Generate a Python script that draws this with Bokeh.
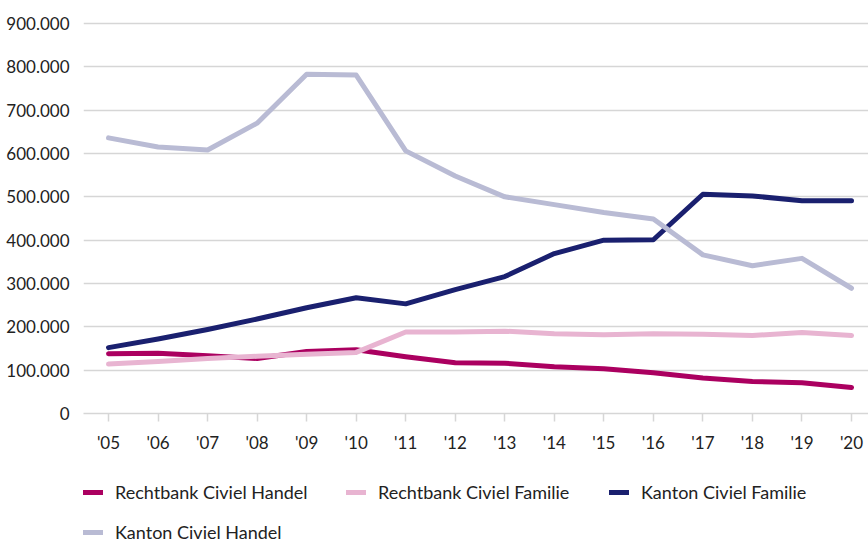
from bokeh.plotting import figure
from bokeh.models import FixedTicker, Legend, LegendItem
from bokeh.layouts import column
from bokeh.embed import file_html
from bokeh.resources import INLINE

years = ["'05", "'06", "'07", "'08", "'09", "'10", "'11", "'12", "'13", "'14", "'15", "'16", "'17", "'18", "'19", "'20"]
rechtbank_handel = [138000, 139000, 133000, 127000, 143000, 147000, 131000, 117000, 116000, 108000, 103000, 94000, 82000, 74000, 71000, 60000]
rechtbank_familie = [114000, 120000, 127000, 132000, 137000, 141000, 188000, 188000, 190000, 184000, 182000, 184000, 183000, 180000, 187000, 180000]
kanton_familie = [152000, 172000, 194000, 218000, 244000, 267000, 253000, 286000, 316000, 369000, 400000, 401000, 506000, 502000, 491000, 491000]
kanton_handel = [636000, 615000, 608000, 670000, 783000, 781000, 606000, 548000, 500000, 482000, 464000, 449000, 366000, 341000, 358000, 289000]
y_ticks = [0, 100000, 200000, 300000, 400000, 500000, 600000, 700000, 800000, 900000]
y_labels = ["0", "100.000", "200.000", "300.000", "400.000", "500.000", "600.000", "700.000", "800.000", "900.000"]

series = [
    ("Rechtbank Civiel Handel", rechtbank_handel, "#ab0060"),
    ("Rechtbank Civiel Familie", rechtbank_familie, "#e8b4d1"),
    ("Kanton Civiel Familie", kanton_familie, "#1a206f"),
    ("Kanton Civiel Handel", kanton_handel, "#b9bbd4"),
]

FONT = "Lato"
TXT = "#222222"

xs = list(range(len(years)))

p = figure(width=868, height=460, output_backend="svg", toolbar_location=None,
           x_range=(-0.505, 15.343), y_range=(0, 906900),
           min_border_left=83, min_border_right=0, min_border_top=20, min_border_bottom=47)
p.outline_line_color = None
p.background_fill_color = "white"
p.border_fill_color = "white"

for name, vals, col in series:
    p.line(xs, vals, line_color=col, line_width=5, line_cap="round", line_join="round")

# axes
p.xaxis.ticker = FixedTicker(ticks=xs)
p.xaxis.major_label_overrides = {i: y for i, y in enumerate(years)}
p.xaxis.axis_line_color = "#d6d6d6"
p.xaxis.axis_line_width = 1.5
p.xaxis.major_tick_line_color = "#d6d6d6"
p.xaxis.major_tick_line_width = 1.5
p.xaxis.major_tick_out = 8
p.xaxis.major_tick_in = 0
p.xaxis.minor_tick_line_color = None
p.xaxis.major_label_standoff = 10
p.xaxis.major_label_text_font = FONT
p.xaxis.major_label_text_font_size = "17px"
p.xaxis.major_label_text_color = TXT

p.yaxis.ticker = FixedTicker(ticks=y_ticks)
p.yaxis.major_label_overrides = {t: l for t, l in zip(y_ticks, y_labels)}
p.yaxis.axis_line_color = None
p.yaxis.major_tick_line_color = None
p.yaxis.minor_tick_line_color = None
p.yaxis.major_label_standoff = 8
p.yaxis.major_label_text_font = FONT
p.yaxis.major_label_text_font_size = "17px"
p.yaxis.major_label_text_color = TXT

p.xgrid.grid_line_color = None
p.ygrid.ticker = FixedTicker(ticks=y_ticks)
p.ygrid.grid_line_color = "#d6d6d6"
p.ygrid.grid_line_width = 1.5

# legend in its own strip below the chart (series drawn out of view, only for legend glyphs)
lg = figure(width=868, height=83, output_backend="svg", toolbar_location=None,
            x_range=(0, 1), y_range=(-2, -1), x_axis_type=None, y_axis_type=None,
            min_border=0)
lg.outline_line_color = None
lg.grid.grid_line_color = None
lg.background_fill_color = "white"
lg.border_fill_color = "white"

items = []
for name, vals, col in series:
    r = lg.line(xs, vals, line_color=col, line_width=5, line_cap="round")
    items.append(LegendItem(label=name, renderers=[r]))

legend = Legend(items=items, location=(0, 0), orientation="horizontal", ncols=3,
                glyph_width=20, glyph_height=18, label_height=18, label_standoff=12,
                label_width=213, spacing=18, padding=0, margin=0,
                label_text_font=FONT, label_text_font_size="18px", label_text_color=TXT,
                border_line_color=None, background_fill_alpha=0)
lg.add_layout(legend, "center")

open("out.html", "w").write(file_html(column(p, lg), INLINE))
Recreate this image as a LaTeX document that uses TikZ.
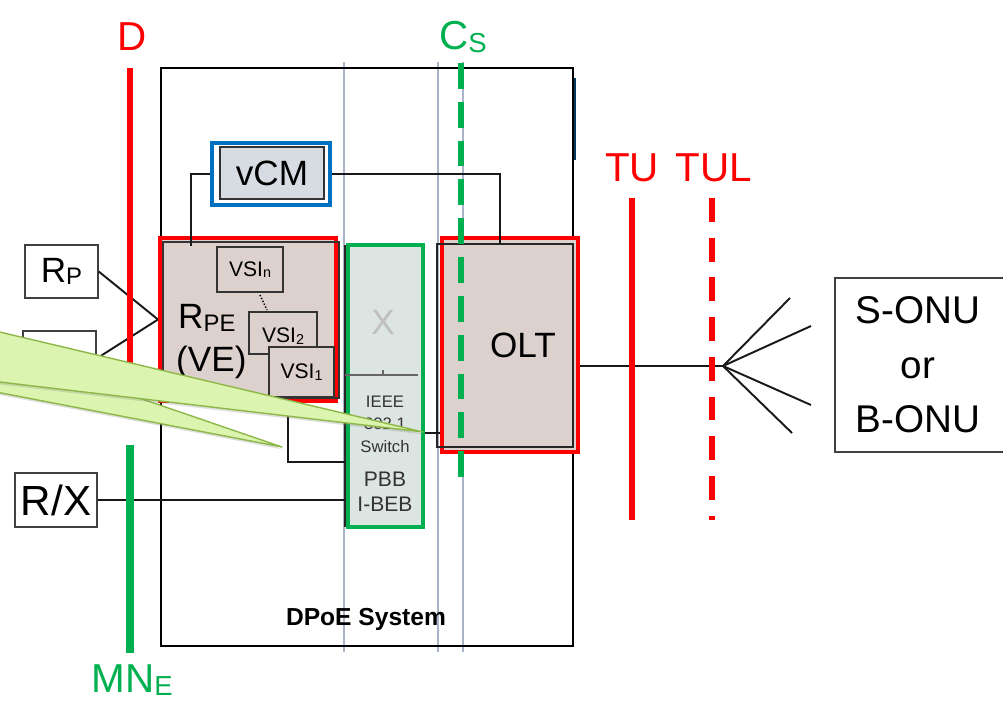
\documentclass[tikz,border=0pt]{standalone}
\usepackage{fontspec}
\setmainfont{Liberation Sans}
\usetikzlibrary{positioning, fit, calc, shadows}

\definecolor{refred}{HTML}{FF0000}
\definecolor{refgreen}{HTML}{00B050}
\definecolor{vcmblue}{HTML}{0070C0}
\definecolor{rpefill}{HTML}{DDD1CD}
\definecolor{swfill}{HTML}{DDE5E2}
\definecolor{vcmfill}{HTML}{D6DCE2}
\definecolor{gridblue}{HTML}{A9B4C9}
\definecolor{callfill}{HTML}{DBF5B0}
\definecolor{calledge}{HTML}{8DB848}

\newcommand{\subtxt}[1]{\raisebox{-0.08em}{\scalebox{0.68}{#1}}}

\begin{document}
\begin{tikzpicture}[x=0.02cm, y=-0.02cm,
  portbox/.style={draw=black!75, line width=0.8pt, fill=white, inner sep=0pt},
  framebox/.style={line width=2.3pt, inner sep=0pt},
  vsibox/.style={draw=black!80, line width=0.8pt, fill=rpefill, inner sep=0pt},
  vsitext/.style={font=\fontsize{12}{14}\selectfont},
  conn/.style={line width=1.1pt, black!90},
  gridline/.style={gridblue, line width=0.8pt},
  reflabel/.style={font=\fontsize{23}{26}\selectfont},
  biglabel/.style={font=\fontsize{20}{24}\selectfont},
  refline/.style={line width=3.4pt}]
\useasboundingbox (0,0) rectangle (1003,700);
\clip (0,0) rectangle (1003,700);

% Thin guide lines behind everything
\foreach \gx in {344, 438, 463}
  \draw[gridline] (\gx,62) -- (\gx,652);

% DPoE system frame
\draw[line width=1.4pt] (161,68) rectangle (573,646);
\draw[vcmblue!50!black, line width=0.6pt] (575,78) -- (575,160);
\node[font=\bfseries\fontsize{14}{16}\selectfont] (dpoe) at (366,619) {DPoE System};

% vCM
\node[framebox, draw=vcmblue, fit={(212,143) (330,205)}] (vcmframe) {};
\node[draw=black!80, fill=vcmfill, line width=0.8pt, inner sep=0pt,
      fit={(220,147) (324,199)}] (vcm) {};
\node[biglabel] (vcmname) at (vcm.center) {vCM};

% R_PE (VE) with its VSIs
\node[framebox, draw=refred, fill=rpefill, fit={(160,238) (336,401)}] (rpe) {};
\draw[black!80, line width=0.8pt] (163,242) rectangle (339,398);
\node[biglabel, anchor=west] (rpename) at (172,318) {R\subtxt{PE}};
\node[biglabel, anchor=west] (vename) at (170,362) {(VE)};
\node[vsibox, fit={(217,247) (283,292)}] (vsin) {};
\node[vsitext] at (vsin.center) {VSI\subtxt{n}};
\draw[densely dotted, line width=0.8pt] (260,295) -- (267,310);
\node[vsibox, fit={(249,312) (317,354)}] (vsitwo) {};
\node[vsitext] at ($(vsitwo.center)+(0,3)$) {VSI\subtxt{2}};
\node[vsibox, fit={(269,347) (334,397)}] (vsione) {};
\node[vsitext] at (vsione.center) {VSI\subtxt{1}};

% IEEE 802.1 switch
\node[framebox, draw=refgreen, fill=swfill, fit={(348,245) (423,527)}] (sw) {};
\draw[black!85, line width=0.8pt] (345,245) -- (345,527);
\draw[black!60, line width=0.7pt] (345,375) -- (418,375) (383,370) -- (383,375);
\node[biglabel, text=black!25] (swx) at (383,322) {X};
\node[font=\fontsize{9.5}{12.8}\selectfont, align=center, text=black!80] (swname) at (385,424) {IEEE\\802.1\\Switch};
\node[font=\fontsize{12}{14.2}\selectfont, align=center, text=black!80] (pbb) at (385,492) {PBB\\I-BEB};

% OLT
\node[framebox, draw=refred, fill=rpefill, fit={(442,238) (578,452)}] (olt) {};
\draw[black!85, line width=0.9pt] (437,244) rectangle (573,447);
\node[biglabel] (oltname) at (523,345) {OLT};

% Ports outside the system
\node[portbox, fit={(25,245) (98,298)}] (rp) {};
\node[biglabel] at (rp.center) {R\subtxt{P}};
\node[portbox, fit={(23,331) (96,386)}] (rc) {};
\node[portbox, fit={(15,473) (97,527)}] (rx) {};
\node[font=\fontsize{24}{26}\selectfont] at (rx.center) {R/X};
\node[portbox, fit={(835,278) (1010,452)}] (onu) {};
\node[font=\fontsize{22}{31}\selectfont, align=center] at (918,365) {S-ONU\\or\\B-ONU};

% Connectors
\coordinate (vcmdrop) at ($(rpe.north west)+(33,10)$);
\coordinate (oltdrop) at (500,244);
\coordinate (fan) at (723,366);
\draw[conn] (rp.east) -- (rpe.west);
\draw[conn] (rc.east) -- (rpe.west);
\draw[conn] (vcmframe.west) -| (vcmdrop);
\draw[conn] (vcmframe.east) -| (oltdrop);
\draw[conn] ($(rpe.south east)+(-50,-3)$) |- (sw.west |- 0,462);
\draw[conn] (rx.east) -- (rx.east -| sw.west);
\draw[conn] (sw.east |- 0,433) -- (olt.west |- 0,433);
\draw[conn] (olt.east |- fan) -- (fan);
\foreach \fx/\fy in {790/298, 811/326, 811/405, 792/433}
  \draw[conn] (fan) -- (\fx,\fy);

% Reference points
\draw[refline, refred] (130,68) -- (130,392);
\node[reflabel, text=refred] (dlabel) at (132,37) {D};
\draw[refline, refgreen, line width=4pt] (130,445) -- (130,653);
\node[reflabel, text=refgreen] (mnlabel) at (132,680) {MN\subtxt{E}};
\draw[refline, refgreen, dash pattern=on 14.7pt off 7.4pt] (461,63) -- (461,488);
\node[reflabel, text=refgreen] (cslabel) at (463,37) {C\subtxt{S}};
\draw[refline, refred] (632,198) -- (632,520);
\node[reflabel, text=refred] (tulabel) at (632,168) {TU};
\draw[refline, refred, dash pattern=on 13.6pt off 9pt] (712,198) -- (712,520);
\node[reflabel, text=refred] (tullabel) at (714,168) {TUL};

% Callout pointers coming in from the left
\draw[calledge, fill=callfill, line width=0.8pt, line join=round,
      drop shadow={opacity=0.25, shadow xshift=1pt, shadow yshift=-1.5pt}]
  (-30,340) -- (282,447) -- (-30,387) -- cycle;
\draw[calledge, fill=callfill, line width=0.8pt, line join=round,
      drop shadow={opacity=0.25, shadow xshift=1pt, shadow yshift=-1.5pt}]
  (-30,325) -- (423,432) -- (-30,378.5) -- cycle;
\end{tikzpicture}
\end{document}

WHAT THE EXERCISE ASKS | Only the lines from the start of the records to the one containing "from bokeh.resources import INLINE" should be repeated, exactly and with both ends kept; drop any pictures.

EXERCISE SOLUTION |
Generate a Python script that draws this with Bokeh.
from bokeh.plotting import figure
from bokeh.models import FixedTicker, Legend, LegendItem
from bokeh.layouts import column
from bokeh.embed import file_html
from bokeh.resources import INLINE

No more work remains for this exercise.